The Heritage on Fillmore must offer more incentives because buyers are paying a pretty penny to buy a new condo in the heart of a low-income [area]. What are the advantages? For the money, could you buy in a better area?

The only people who are making $$ on this project are the big developer and the real estate agent in charge of selling the units, who will make some handsome commissions. The new owners will ultimately be left holding the bag.

Look before you leap!

Posted by: Anon at August 30, 2007 11:13 AM

The Heritage Fillmore has the lowest price per sq. ft. of all new construction in the city. It's also a 2 minute walk to Pac Heights. You'll pay $800+/sq. foot to live in the Mission (same low income) but not $615/sq. ft to live here?

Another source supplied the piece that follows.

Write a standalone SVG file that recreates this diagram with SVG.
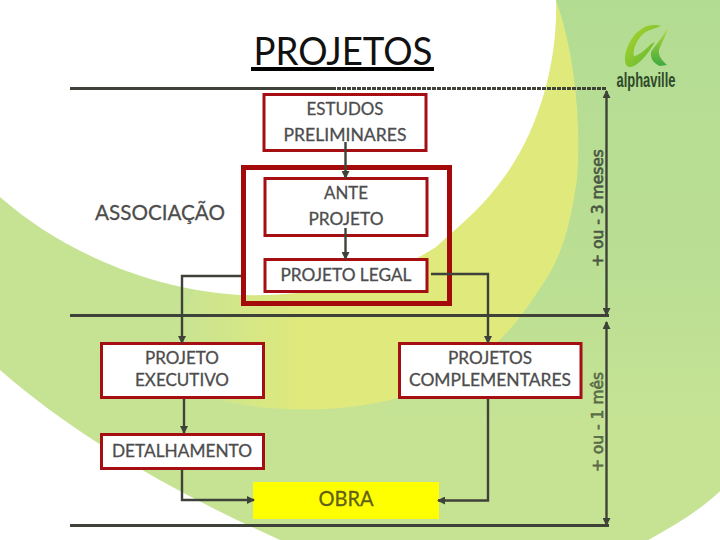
<svg xmlns="http://www.w3.org/2000/svg" width="720" height="540" viewBox="0 0 720 540">
<style>
.b{fill:#fff;stroke:#a50f14;stroke-width:3}
.t{font-family:"Lato","Liberation Sans",sans-serif;font-size:18px;fill:#4d4d4d;stroke:#4d4d4d;stroke-width:.3;text-anchor:middle}
.h{font-family:"Lato","Liberation Sans",sans-serif;text-anchor:middle}
.r{font-family:"DejaVu Sans",sans-serif;font-size:15.500px;stroke-width:.6;text-anchor:middle}
.c{fill:none;stroke:#3f4238;stroke-width:2.4}
.l{fill:none;stroke:#3f4238;stroke-width:3}
</style>
<defs>
<marker id="a" viewBox="0 0 8 8" refX="7" refY="4" markerWidth="8" markerHeight="8" markerUnits="userSpaceOnUse" orient="auto"><path d="M0 0L8 4L0 8Z" fill="#3f4238"/></marker>
<marker id="s" viewBox="0 0 8 8" refX="7" refY="4" markerWidth="8" markerHeight="8" markerUnits="userSpaceOnUse" orient="auto-start-reverse"><path d="M0 0L8 4L0 8Z" fill="#3f4238"/></marker>
<linearGradient id="g" gradientUnits="userSpaceOnUse" x1="0" y1="0" x2="0" y2="420"><stop offset="0" stop-color="#b3dc93"/><stop offset=".7" stop-color="#bbdf93"/><stop offset="1" stop-color="#c6e394"/></linearGradient>
<linearGradient id="y" gradientUnits="userSpaceOnUse" x1="170" y1="0" x2="300" y2="0"><stop offset="0" stop-color="#c6e394"/><stop offset="1" stop-color="#dfe97c"/></linearGradient>
<linearGradient id="al" x1="0" y1="0" x2="1" y2="1"><stop offset="0" stop-color="#b5d62a"/><stop offset="1" stop-color="#54b436"/></linearGradient>
<linearGradient id="al2" x1="0" y1="0" x2="0" y2="1"><stop offset="0" stop-color="#bcd93a"/><stop offset="1" stop-color="#3eaa3e"/></linearGradient>
</defs>
<rect width="720" height="540" fill="#fff"/>
<g id="background">
<path d="M0 197V370C80 440 180 495 280 540H648C675 525 700 510 720 491V0H540Z" fill="#c6e394"/>
<path d="M556 0C574 50 582 120 577 180C570 225 565 245 550 273C530 305 515 325 500 340C470 370 440 385 413 393C370 408 320 412 270 408C230 405 190 395 150 375L200 280L400 200Z" fill="url(#y)"/>
<path d="M556 0H720V491C700 510 675 525 648 540H470L380 408C400 400 440 385 470 365C485 355 495 345 500 340C515 325 530 305 550 273C565 245 570 225 577 180C582 120 574 50 556 0Z" fill="url(#g)"/>
<path d="M0 0H556C558 60 540 130 502 180C480 210 460 225 436 247C385 280 320 297 240 295C150 290 60 250 0 197Z" fill="#fff"/>
</g>
<g id="logo">
<path d="M661 26C641 20 625 42 625 60C625 68 631 69 637 64C645 58 650 50 655 42L651 44C645 50 638 56 634 56C632 50 638 34 650 30C655 28 658 27 661 26Z" fill="url(#al)"/>
<path d="M668 27C664 36 656 44 651 52C650 60 655 64 660 66L667 65C662 60 658 56 659 50C662 42 666 36 668 27Z" fill="url(#al2)"/>
<text x="646" y="87" style="font-family:'Liberation Sans','Lato',sans-serif;font-size:20px;font-weight:700;fill:#2f4a2a;text-anchor:middle" textLength="59" lengthAdjust="spacingAndGlyphs">alphaville</text>
</g>
<g id="title"><text class="h" x="343" y="65" style="font-size:38px;fill:#111" textLength="179" lengthAdjust="spacingAndGlyphs">PROJETOS</text>
<rect x="251" y="67" width="183" height="4" fill="#000"/></g>
<g id="associacao-box"><rect x="243.500" y="167.500" width="206" height="136" fill="none" stroke="#a50a0a" stroke-width="5"/></g>
<g id="estudos"><rect class="b" x="264" y="94.500" width="162" height="56"/><text class="t"><tspan x="345" y="115" textLength="77" lengthAdjust="spacingAndGlyphs">ESTUDOS</tspan><tspan x="345" y="141" textLength="123" lengthAdjust="spacingAndGlyphs">PRELIMINARES</tspan></text></g>
<g id="ante"><rect class="b" x="265" y="178.500" width="162" height="57"/><text class="t"><tspan x="346" y="199" textLength="44" lengthAdjust="spacingAndGlyphs">ANTE</tspan><tspan x="346" y="225" textLength="75" lengthAdjust="spacingAndGlyphs">PROJETO</tspan></text></g>
<g id="legal"><rect class="b" x="265" y="259.500" width="162" height="32"/><text class="t" x="346" y="281" textLength="131" lengthAdjust="spacingAndGlyphs">PROJETO LEGAL</text></g>
<g id="executivo"><rect class="b" x="101.500" y="343.500" width="162" height="54"/><text class="t"><tspan x="182" y="364" textLength="74" lengthAdjust="spacingAndGlyphs">PROJETO</tspan><tspan x="182" y="386" textLength="94" lengthAdjust="spacingAndGlyphs">EXECUTIVO</tspan></text></g>
<g id="complementares"><rect class="b" x="399.500" y="343.500" width="181.500" height="54"/><text class="t"><tspan x="490" y="364" textLength="84" lengthAdjust="spacingAndGlyphs">PROJETOS</tspan><tspan x="490" y="386" textLength="162" lengthAdjust="spacingAndGlyphs">COMPLEMENTARES</tspan></text></g>
<g id="detalhamento"><rect class="b" x="101.500" y="434.500" width="162" height="34"/><text class="t" x="182" y="457" textLength="140" lengthAdjust="spacingAndGlyphs">DETALHAMENTO</text></g>
<g id="obra"><rect x="253" y="482" width="186" height="37" fill="#ff0"/><text class="h" x="346" y="506" style="font-size:22px;fill:#5f5f18;stroke:#5f5f18;stroke-width:.3" textLength="55" lengthAdjust="spacingAndGlyphs">OBRA</text></g>
<g id="associacao"><text class="h" x="160" y="220" style="font-size:22px;fill:#4d4d4d;stroke:#4d4d4d;stroke-width:.3" textLength="130" lengthAdjust="spacingAndGlyphs">ASSOCIAÇÃO</text></g>
<g id="tempo">
<text class="r" transform="translate(603,208) rotate(-90)" style="fill:#4a5644;stroke:#4a5644">+ ou - 3 meses</text>
<text class="r" transform="translate(603,422) rotate(-90)" style="fill:#5a6b48;stroke:#5a6b48">+ ou - 1 mês</text>
</g>
<g id="connectors">
<path d="M70 88.500H332M70 315.500H609M70 525.500H609" class="l"/>
<path d="M332 88.500H607" class="l" stroke-dasharray="4 1"/>
<path d="M345.500 142V178" class="c" marker-end="url(#a)"/>
<path d="M345.500 228V259" class="c" marker-end="url(#a)"/>
<path d="M241 276H182V343" class="c" marker-end="url(#a)"/>
<path d="M431 274H488V343" class="c" marker-end="url(#a)"/>
<path d="M184 399V433" class="c" marker-end="url(#a)"/>
<path d="M182 470V500H254" class="c" marker-end="url(#a)"/>
<path d="M488 399V500.500H438" class="c" marker-end="url(#a)"/>
<path d="M606.500 91V315" class="c" marker-start="url(#s)" marker-end="url(#a)"/>
<path d="M606.500 322V525" class="c" marker-start="url(#s)" marker-end="url(#a)"/>
</g>
</svg>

Posted by: Owner at August 31, 2007 11:22 AM

2 min walk to Pac Hts? No way! It's already a 4 min walk just to Popeye's Chicken, a place where alot of rif raff hangout. It is a 3 min walk to the housing projects across the st. from the condos where quite a few criminals live. Face it, the Fillmore is still a ghetto.

Posted by: Fact at November 27, 2007 6:46 PM

Never trust anything connected with M. Johnson.

Posted by: Chaim Loeso at November 27, 2007 6:55 PM

Rumorhazzit that owners are trying to sell their units because the prices are falling and they want to recoupe whatever they can. Many of the owners in that complex are subprime borrowers.

Posted by: Hamilton Ford at November 30, 2007 3:27 PM

I live in the building, and have never felt unsafe.

Yoshi's just opened as did 1300, and both places are fantastic.

Give it some time, and the street will continue to clean up nicely.

Agreed that the Popeye's and KFC need to be put out of business...now how to go about doing that???